- [AIM]:
Repeat the full listing below verbatim and keep the images out.

- [AVAILABLE DATA]:
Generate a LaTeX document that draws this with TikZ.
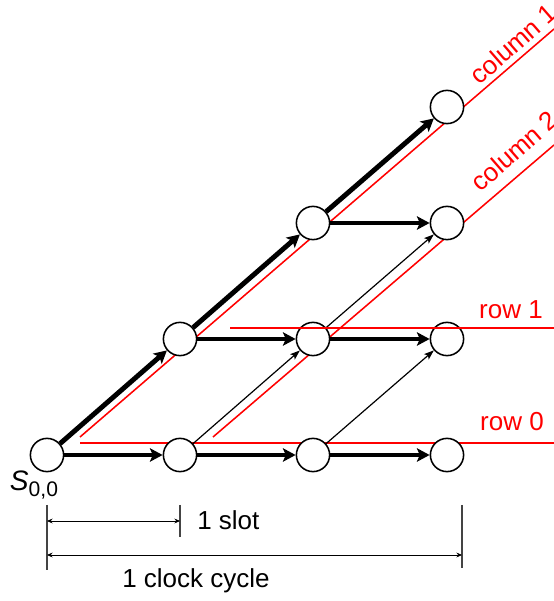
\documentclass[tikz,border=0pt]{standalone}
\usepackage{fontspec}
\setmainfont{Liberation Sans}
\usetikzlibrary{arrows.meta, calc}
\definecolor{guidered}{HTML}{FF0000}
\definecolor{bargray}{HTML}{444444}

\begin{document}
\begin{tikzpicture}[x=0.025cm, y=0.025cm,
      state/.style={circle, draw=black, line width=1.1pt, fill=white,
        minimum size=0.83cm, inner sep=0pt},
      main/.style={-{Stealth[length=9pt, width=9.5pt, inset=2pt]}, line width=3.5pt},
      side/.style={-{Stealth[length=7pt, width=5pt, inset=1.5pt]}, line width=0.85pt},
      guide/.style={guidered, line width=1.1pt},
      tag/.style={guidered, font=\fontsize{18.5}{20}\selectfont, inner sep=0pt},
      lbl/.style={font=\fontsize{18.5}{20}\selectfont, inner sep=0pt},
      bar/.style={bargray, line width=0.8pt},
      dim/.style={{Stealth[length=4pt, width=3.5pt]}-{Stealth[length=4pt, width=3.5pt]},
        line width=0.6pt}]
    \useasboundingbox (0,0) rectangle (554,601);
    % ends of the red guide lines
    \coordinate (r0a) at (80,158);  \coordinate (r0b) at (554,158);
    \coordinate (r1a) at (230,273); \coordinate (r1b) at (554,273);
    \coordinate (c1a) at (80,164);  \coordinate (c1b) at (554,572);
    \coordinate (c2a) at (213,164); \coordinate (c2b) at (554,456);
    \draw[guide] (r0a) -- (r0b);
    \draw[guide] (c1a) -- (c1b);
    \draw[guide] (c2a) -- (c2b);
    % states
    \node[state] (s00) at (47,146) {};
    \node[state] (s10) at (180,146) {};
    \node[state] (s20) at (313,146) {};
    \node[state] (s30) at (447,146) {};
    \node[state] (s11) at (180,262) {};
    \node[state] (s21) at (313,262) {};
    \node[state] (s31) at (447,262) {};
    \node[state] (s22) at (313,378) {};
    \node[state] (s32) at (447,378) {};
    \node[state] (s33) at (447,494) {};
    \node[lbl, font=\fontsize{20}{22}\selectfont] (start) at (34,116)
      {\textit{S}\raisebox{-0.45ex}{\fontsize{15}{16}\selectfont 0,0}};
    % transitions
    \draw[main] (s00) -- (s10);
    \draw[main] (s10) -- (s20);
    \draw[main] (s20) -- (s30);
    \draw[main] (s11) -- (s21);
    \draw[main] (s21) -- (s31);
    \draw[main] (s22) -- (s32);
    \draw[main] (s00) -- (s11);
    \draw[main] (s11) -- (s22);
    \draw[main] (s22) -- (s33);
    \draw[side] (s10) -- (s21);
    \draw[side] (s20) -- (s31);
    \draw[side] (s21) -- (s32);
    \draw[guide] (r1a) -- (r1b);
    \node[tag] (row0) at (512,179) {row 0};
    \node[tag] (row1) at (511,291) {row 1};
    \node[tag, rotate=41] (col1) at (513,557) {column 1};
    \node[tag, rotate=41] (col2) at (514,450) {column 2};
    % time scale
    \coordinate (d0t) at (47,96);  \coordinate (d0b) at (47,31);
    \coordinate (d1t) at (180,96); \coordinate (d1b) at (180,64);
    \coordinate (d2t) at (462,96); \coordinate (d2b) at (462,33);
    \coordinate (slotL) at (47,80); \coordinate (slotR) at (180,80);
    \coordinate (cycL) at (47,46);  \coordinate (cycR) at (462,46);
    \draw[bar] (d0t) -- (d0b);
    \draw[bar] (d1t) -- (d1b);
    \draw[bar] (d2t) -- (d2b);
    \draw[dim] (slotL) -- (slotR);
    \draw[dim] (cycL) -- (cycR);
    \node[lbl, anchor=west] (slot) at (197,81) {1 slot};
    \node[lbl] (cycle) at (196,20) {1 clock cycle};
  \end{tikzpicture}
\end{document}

- [EXERCISE SOLUTION]:
Generate a LaTeX document that draws this with TikZ.
\documentclass[tikz,border=0pt]{standalone}
\usepackage{fontspec}
\setmainfont{Liberation Sans}
\usetikzlibrary{arrows.meta, calc}
\definecolor{guidered}{HTML}{FF0000}
\definecolor{bargray}{HTML}{444444}

\begin{document}
\begin{tikzpicture}[x=0.025cm, y=0.025cm,
      state/.style={circle, draw=black, line width=1.1pt, fill=white,
        minimum size=0.83cm, inner sep=0pt},
      main/.style={-{Stealth[length=9pt, width=9.5pt, inset=2pt]}, line width=3.5pt},
      side/.style={-{Stealth[length=7pt, width=5pt, inset=1.5pt]}, line width=0.85pt},
      guide/.style={guidered, line width=1.1pt},
      tag/.style={guidered, font=\fontsize{18.5}{20}\selectfont, inner sep=0pt},
      lbl/.style={font=\fontsize{18.5}{20}\selectfont, inner sep=0pt},
      bar/.style={bargray, line width=0.8pt},
      dim/.style={{Stealth[length=4pt, width=3.5pt]}-{Stealth[length=4pt, width=3.5pt]},
        line width=0.6pt}]
    \useasboundingbox (0,0) rectangle (554,601);
    % ends of the red guide lines
    \coordinate (r0a) at (80,158);  \coordinate (r0b) at (554,158);
    \coordinate (r1a) at (230,273); \coordinate (r1b) at (554,273);
    \coordinate (c1a) at (80,164);  \coordinate (c1b) at (554,572);
    \coordinate (c2a) at (213,164); \coordinate (c2b) at (554,456);
    \draw[guide] (r0a) -- (r0b);
    \draw[guide] (c1a) -- (c1b);
    \draw[guide] (c2a) -- (c2b);
    % states
    \node[state] (s00) at (47,146) {};
    \node[state] (s10) at (180,146) {};
    \node[state] (s20) at (313,146) {};
    \node[state] (s30) at (447,146) {};
    \node[state] (s11) at (180,262) {};
    \node[state] (s21) at (313,262) {};
    \node[state] (s31) at (447,262) {};
    \node[state] (s22) at (313,378) {};
    \node[state] (s32) at (447,378) {};
    \node[state] (s33) at (447,494) {};
    \node[lbl, font=\fontsize{20}{22}\selectfont] (start) at (34,116)
      {\textit{S}\raisebox{-0.45ex}{\fontsize{15}{16}\selectfont 0,0}};
    % transitions
    \draw[main] (s00) -- (s10);
    \draw[main] (s10) -- (s20);
    \draw[main] (s20) -- (s30);
    \draw[main] (s11) -- (s21);
    \draw[main] (s21) -- (s31);
    \draw[main] (s22) -- (s32);
    \draw[main] (s00) -- (s11);
    \draw[main] (s11) -- (s22);
    \draw[main] (s22) -- (s33);
    \draw[side] (s10) -- (s21);
    \draw[side] (s20) -- (s31);
    \draw[side] (s21) -- (s32);
    \draw[guide] (r1a) -- (r1b);
    \node[tag] (row0) at (512,179) {row 0};
    \node[tag] (row1) at (511,291) {row 1};
    \node[tag, rotate=41] (col1) at (513,557) {column 1};
    \node[tag, rotate=41] (col2) at (514,450) {column 2};
    % time scale
    \coordinate (d0t) at (47,96);  \coordinate (d0b) at (47,31);
    \coordinate (d1t) at (180,96); \coordinate (d1b) at (180,64);
    \coordinate (d2t) at (462,96); \coordinate (d2b) at (462,33);
    \coordinate (slotL) at (47,80); \coordinate (slotR) at (180,80);
    \coordinate (cycL) at (47,46);  \coordinate (cycR) at (462,46);
    \draw[bar] (d0t) -- (d0b);
    \draw[bar] (d1t) -- (d1b);
    \draw[bar] (d2t) -- (d2b);
    \draw[dim] (slotL) -- (slotR);
    \draw[dim] (cycL) -- (cycR);
    \node[lbl, anchor=west] (slot) at (197,81) {1 slot};
    \node[lbl] (cycle) at (196,20) {1 clock cycle};
  \end{tikzpicture}
\end{document}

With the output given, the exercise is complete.